#### Provided data ####

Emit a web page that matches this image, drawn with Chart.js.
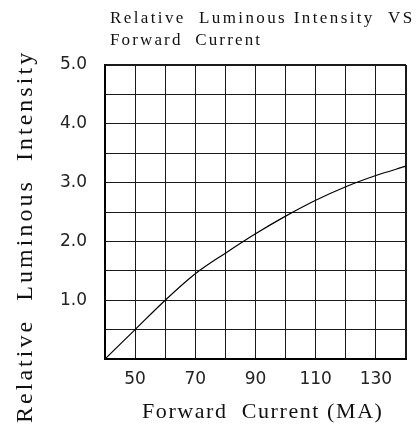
<!DOCTYPE html>
<html>
<head>
<meta charset="utf-8">
<script src="https://cdn.jsdelivr.net/npm/chart.js@4.4.1/dist/chart.umd.min.js"></script>
<style>
  body { margin: 0; background: #fff; }
  canvas { display: block; }
</style>
</head>
<body>
<canvas id="ivChart" width="416" height="425"></canvas>
<script>
// Data
var currents = [40, 50, 60, 70, 80, 90, 100, 110, 120, 130, 140];
var intensity = [0, 0.5, 1.0, 1.45, 1.8, 2.13, 2.43, 2.7, 2.93, 3.12, 3.28];
var xTickLabels = [50, 70, 90, 110, 130];
var yTickLabels = [1, 2, 3, 4, 5];

var titleLines = ["Relative  Luminous Intensity  VS", "Forward  Current"];
var xTitle = "Forward  Current (MA)";
var yTitle = "Relative  Luminous  Intensity";

var serifFont = '"Liberation Serif", "DejaVu Serif", serif';

// draw text stretched with letter spacing so it takes a given width (monospace look)
function fitText(c, text, x, y, width) {
  c.letterSpacing = "0px";
  var w = c.measureText(text).width;
  var gap = (width - w) / (text.length - 1);
  c.letterSpacing = gap.toFixed(2) + "px";
  c.fillText(text, x, y);
  c.letterSpacing = "0px";
}

// Titles drawn as text on the canvas
var chartTexts = {
  id: "chartTexts",
  afterDraw: function (chart) {
    var c = chart.ctx;
    c.save();
    c.fillStyle = "#111";
    c.textBaseline = "alphabetic";
    c.textAlign = "left";
    c.font = "17px " + serifFont;
    fitText(c, titleLines[0], 110, 23, 302);
    fitText(c, titleLines[1], 110, 45, 150);

    c.font = "22px " + serifFont;
    fitText(c, xTitle, 142, 418, 240);

    c.translate(32, 423);
    c.rotate(-Math.PI / 2);
    c.font = "24px " + serifFont;
    fitText(c, yTitle, 0, 0, 370);
    c.restore();
  },
};

function edgeWidth(ctx) {
  var n = ctx.chart.scales[ctx.scale.id].ticks.length;
  return ctx.index === 0 || ctx.index === n - 1 ? 2 : 1;
}

var ctx = document.getElementById("ivChart").getContext("2d");
var ivChart = new Chart(ctx, {
  type: "line",
  data: {
    datasets: [
      {
        data: currents.map(function (x, i) {
          return { x: x, y: intensity[i] };
        }),
        borderColor: "#000",
        borderWidth: 1.2,
        pointRadius: 0,
        cubicInterpolationMode: "monotone",
        fill: false,
      },
    ],
  },
  options: {
    responsive: false,
    animation: false,
    devicePixelRatio: 1,
    layout: { padding: { left: 0, right: 7, top: 65, bottom: 0 } },
    plugins: {
      legend: { display: false },
      tooltip: { enabled: false },
    },
    scales: {
      x: {
        type: "linear",
        min: 40,
        max: 140,
        afterFit: function (scale) {
          scale.height = 66;
        },
        ticks: {
          stepSize: 10,
          padding: 10,
          maxRotation: 0,
          autoSkip: false,
          color: "#222",
          font: { family: '"DejaVu Sans", sans-serif', size: 17 },
          callback: function (v) {
            return xTickLabels.indexOf(v) >= 0 ? String(v) : "";
          },
        },
        grid: { color: "#1a1a1a", lineWidth: edgeWidth, drawTicks: false },
        border: { color: "#000", width: 2 },
      },
      y: {
        min: 0,
        max: 5,
        afterFit: function (scale) {
          scale.width = 105;
        },
        ticks: {
          stepSize: 0.5,
          padding: 18,
          autoSkip: false,
          color: "#222",
          font: { family: '"DejaVu Sans", sans-serif', size: 17 },
          callback: function (v) {
            return yTickLabels.indexOf(v) >= 0 ? v.toFixed(1) : "";
          },
        },
        grid: { color: "#1a1a1a", lineWidth: edgeWidth, drawTicks: false },
        border: { color: "#000", width: 2 },
      },
    },
  },
  plugins: [chartTexts],
});
</script>
</body>
</html>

####

Stated goal.
Leave out the pictures and copy the rest of the material above exactly.

Exercise answer.
Emit a web page that matches this image, drawn with Chart.js.
<!DOCTYPE html>
<html>
<head>
<meta charset="utf-8">
<script src="https://cdn.jsdelivr.net/npm/chart.js@4.4.1/dist/chart.umd.min.js"></script>
<style>
  body { margin: 0; background: #fff; }
  canvas { display: block; }
</style>
</head>
<body>
<canvas id="ivChart" width="416" height="425"></canvas>
<script>
// Data
var currents = [40, 50, 60, 70, 80, 90, 100, 110, 120, 130, 140];
var intensity = [0, 0.5, 1.0, 1.45, 1.8, 2.13, 2.43, 2.7, 2.93, 3.12, 3.28];
var xTickLabels = [50, 70, 90, 110, 130];
var yTickLabels = [1, 2, 3, 4, 5];

var titleLines = ["Relative  Luminous Intensity  VS", "Forward  Current"];
var xTitle = "Forward  Current (MA)";
var yTitle = "Relative  Luminous  Intensity";

var serifFont = '"Liberation Serif", "DejaVu Serif", serif';

// draw text stretched with letter spacing so it takes a given width (monospace look)
function fitText(c, text, x, y, width) {
  c.letterSpacing = "0px";
  var w = c.measureText(text).width;
  var gap = (width - w) / (text.length - 1);
  c.letterSpacing = gap.toFixed(2) + "px";
  c.fillText(text, x, y);
  c.letterSpacing = "0px";
}

// Titles drawn as text on the canvas
var chartTexts = {
  id: "chartTexts",
  afterDraw: function (chart) {
    var c = chart.ctx;
    c.save();
    c.fillStyle = "#111";
    c.textBaseline = "alphabetic";
    c.textAlign = "left";
    c.font = "17px " + serifFont;
    fitText(c, titleLines[0], 110, 23, 302);
    fitText(c, titleLines[1], 110, 45, 150);

    c.font = "22px " + serifFont;
    fitText(c, xTitle, 142, 418, 240);

    c.translate(32, 423);
    c.rotate(-Math.PI / 2);
    c.font = "24px " + serifFont;
    fitText(c, yTitle, 0, 0, 370);
    c.restore();
  },
};

function edgeWidth(ctx) {
  var n = ctx.chart.scales[ctx.scale.id].ticks.length;
  return ctx.index === 0 || ctx.index === n - 1 ? 2 : 1;
}

var ctx = document.getElementById("ivChart").getContext("2d");
var ivChart = new Chart(ctx, {
  type: "line",
  data: {
    datasets: [
      {
        data: currents.map(function (x, i) {
          return { x: x, y: intensity[i] };
        }),
        borderColor: "#000",
        borderWidth: 1.2,
        pointRadius: 0,
        cubicInterpolationMode: "monotone",
        fill: false,
      },
    ],
  },
  options: {
    responsive: false,
    animation: false,
    devicePixelRatio: 1,
    layout: { padding: { left: 0, right: 7, top: 65, bottom: 0 } },
    plugins: {
      legend: { display: false },
      tooltip: { enabled: false },
    },
    scales: {
      x: {
        type: "linear",
        min: 40,
        max: 140,
        afterFit: function (scale) {
          scale.height = 66;
        },
        ticks: {
          stepSize: 10,
          padding: 10,
          maxRotation: 0,
          autoSkip: false,
          color: "#222",
          font: { family: '"DejaVu Sans", sans-serif', size: 17 },
          callback: function (v) {
            return xTickLabels.indexOf(v) >= 0 ? String(v) : "";
          },
        },
        grid: { color: "#1a1a1a", lineWidth: edgeWidth, drawTicks: false },
        border: { color: "#000", width: 2 },
      },
      y: {
        min: 0,
        max: 5,
        afterFit: function (scale) {
          scale.width = 105;
        },
        ticks: {
          stepSize: 0.5,
          padding: 18,
          autoSkip: false,
          color: "#222",
          font: { family: '"DejaVu Sans", sans-serif', size: 17 },
          callback: function (v) {
            return yTickLabels.indexOf(v) >= 0 ? v.toFixed(1) : "";
          },
        },
        grid: { color: "#1a1a1a", lineWidth: edgeWidth, drawTicks: false },
        border: { color: "#000", width: 2 },
      },
    },
  },
  plugins: [chartTexts],
});
</script>
</body>
</html>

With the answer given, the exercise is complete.